Last week the media reported that ballot papers had still not been sent out to 100,000 members, out of a total of 647,000 people who are eligible to vote online or by post. Many enquiring about their missing ballot papers are reportedly being told by Labour’s HQ that it is due to an “administrative error.” One member was told their ballot paper must have been “lost in the Internet.”

By September 24, through such methods, it is highly likely that well over 200,000 people will have been barred from voting for Corbyn.

In contrast, the right wing remains free to unleash whatever attacks and use whatever inflammatory language it wants against Corbyn’s supporters. Last month for example, Michael Foster, a businessman and Labour member who has donated £400,000 to the party penned an article in the right-wing Daily Mail, “Why I despise Jeremy Corbyn and his Nazi Stormtroopers.”

Naturally, no action was taken against him by the Compliance Unit. Indeed there is not a single incident yet reported of the suspension of anyone for denouncing Corbyn or using inappropriate language against his supporters by a politically stacked eight-strong committee.

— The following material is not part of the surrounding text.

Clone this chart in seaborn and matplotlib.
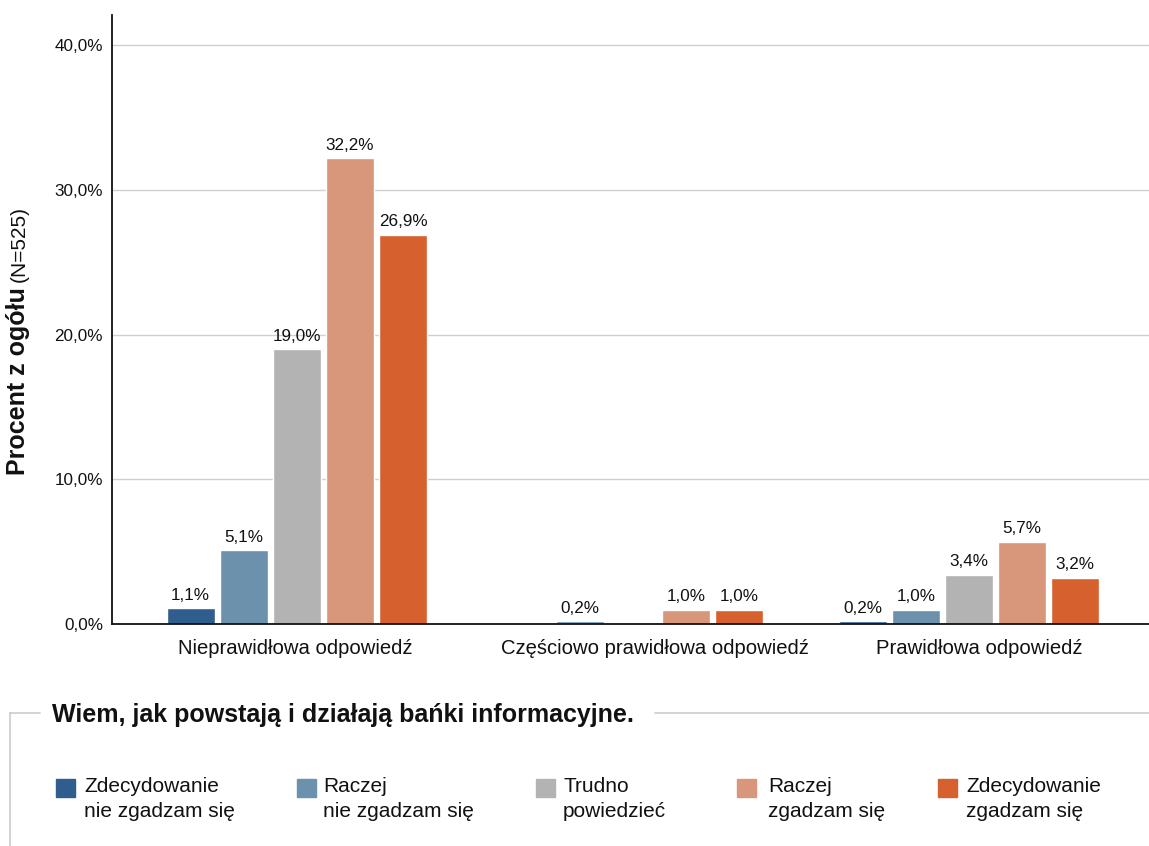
import matplotlib
matplotlib.use("Agg")
import matplotlib.pyplot as plt
import matplotlib.patches as mpatches
import matplotlib.lines as mlines
import matplotlib.transforms as mtransforms
import pandas as pd
import seaborn as sns

# --- data -------------------------------------------------------------
categories = ["Nieprawidłowa odpowiedź", "Częściowo prawidłowa odpowiedź", "Prawidłowa odpowiedź"]
responses = [
    "Zdecydowanie\nnie zgadzam się",
    "Raczej\nnie zgadzam się",
    "Trudno\npowiedzieć",
    "Raczej\nzgadzam się",
    "Zdecydowanie\nzgadzam się",
]
strongly_disagree = [1.1, 0.0, 0.2]
rather_disagree = [5.1, 0.2, 1.0]
hard_to_say = [19.0, 0.0, 3.4]
rather_agree = [32.2, 1.0, 5.7]
strongly_agree = [26.9, 1.0, 3.2]
colors = ["#2F5D8E", "#6C91AD", "#B3B3B3", "#D8967A", "#D6602E"]
y_ticks = [0, 10, 20, 30, 40]
legend_title = "Wiem, jak powstają i działają bańki informacyjne."
y_label_main = "Procent z ogółu"
y_label_note = "(N=525)"

series = [strongly_disagree, rather_disagree, hard_to_say, rather_agree, strongly_agree]
df = pd.DataFrame(
    [(cat, resp, vals[i]) for resp, vals in zip(responses, series) for i, cat in enumerate(categories)],
    columns=["odpowiedz", "opinia", "procent"],
)


def pct(v):
    return f"{v:.1f}%".replace(".", ",")


# --- figure -----------------------------------------------------------
sns.set_theme(style="white")
plt.rcParams["font.family"] = ["Liberation Sans", "DejaVu Sans"]

W, H = 1149, 846
fig = plt.figure(figsize=(W / 100, H / 100), dpi=100)
ax = fig.add_axes([112 / W, 1 - 624 / H, 1 - 112 / W, (624 - 15) / H])

sns.barplot(
    data=df, x="odpowiedz", y="procent", hue="opinia",
    order=categories, hue_order=responses, palette=colors,
    width=0.79, gap=0.1, saturation=1, errorbar=None, legend=False, ax=ax,
)

for container, vals in zip(ax.containers, series):
    ax.bar_label(container, labels=[pct(v) if v > 0 else "" for v in vals],
                 padding=4, fontsize=12.3, color="#111111")

ax.set_xlim(-0.55, 2.536)
ax.set_ylim(0, 42.1)
ax.set_yticks(y_ticks)
ax.set_yticklabels([pct(t) for t in y_ticks])
ax.yaxis.grid(True, color="#D0D0D0", linewidth=1)
ax.set_axisbelow(True)
ax.tick_params(axis="y", length=0, pad=6.5, labelsize=12.3, labelcolor="#111111")
ax.tick_params(axis="x", length=0, pad=11, labelsize=14.6, labelcolor="#111111")
ax.set_xlabel("")
ax.set_ylabel("")
for side in ["top", "right"]:
    ax.spines[side].set_visible(False)
for side in ["left", "bottom"]:
    ax.spines[side].set_color("#111111")
    ax.spines[side].set_linewidth(1.3)

# nudge category labels sideways a little
for lab, dx in zip(ax.get_xticklabels(), [-2, 22, 10]):
    lab.set_transform(lab.get_transform() + mtransforms.ScaledTranslation(dx / 100, 0, fig.dpi_scale_trans))

# --- y axis title: bold part followed by the sample size -------------
t_main = fig.text(18 / W, 1 - 475 / H, y_label_main, rotation=90, ha="center",
                  va="bottom", fontsize=18, fontweight="bold", color="#111111")
fig.canvas.draw()
bb = t_main.get_window_extent()
fig.text(19 / W, (bb.y1 + 5) / H, y_label_note, rotation=90, ha="center",
         va="bottom", fontsize=15, color="#111111")

# --- legend frame -----------------------------------------------------
frame_y = 1 - 713 / H
grey = "#CCCCCC"
fig.add_artist(mlines.Line2D([10 / W, 10 / W], [0, frame_y], color=grey, lw=1.2))
fig.add_artist(mlines.Line2D([10 / W, 40 / W], [frame_y, frame_y], color=grey, lw=1.2))
fig.add_artist(mlines.Line2D([655 / W, 1], [frame_y, frame_y], color=grey, lw=1.2))
fig.text(52 / W, 1 - 715 / H, legend_title, ha="left", va="center",
         fontsize=18, fontweight="bold", color="#111111")

# legend entries
sq_x = [56, 297, 536, 737, 938]
txt_x = [84, 323, 563, 768, 966]
for sx, tx, lab, col in zip(sq_x, txt_x, responses, colors):
    fig.add_artist(mpatches.Rectangle((sx / W, 1 - 797 / H), 19 / W, 18 / H,
                                      color=col, transform=fig.transFigure))
    fig.text(tx / W, 1 - 777 / H, lab, ha="left", va="top", fontsize=15,
             linespacing=1.4, color="#111111")

fig.savefig("out.png", dpi=100)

A pro-Corbyn source told the Guardian that only two committee members were “consistent” supporters of the leader.

As the name “Operation Ice Pick” indicates, the aim of the Labour Party apparatus is to suppress the left-wing and oppositional sentiment that Corbyn’s election represented due to his stated opposition to austerity and war. However, there is barely a trace of opposition to this grotesque witch-hunt of his supporters by Corbyn and his leadership team––who are determined to prevent a thoroughgoing struggle against the right wing at all costs.

Last week, John McDonnell, Corbyn’s Shadow Chancellor and closest ally, went on record declaring that “Labour party members will not accept what appears to be a rigged purge of Jeremy Corbyn supporters,” before adding he would do no more than write a complaint to McNicol.

In his own letter to McNicol, Corbyn said the purge was “raising concerns about whether members are being treated in a consistent and proportionate manner,” before making the pathetic statement, “This in turn is damaging the reputation of the Labour Party.”

Yesterday the Guardian, which is spearheading the anti-Corbyn propaganda campaign, cited a “wide ranging” interview with the Labour leader reporting that “he is investigating allegations that Labour’s leadership contest is being rigged against him.”

Corbyn reportedly said that “he hoped party officials were not working against him but could not rule out the possibility” and that he was “surprised at the numbers of people who’ve been denied a vote” and “the lack of reason that’s been given to people” in what the Guardian described without irony as “his strongest intervention on the subject so far.”

He also declared himself to be “unhappy” about the situation, but not “obsessed.”

While making such mealy-mouthed statements, Corbyn is busy making efforts aimed at restoring party unity with the Blairites once the leadership contest is concluded.

The Financial Times reported last Friday, “Jeremy Corbyn’s team is in talks with some dissident Labour MPs about their potential return to the front bench if, as expected, he wins the leadership contest at the end of the month.”

The FT added, “Len McCluskey, general secretary of the union Unite, said that private conversations had taken place between the leadership and MPs,” with Corbyn “optimistic that some would reverse their resignations if Mr Corbyn emerged as the winner on September 24.”

That Corbyn offers an olive branch to such forces is an object lesson regarding his own pro-capitalist perspective. He has repeatedly insisted that he will not engage in “personalised” politics, while presenting the frenzied denunciations of the right wing and its witch-hunt as an unfortunate diversion from the “real issues.”

In reality, the witch-hunt and its intensity is the major lesson that must be drawn from the events of the past weeks. It demonstrates just how far the bureaucracy and its supporters will go in order to preserve the Labour Party as a trusted instrument of imperialist rule––and gives the lie to Corbyn’s claim that an influx of members and the advocacy of a few reforms can transform it into a means of defending the interests of the working class.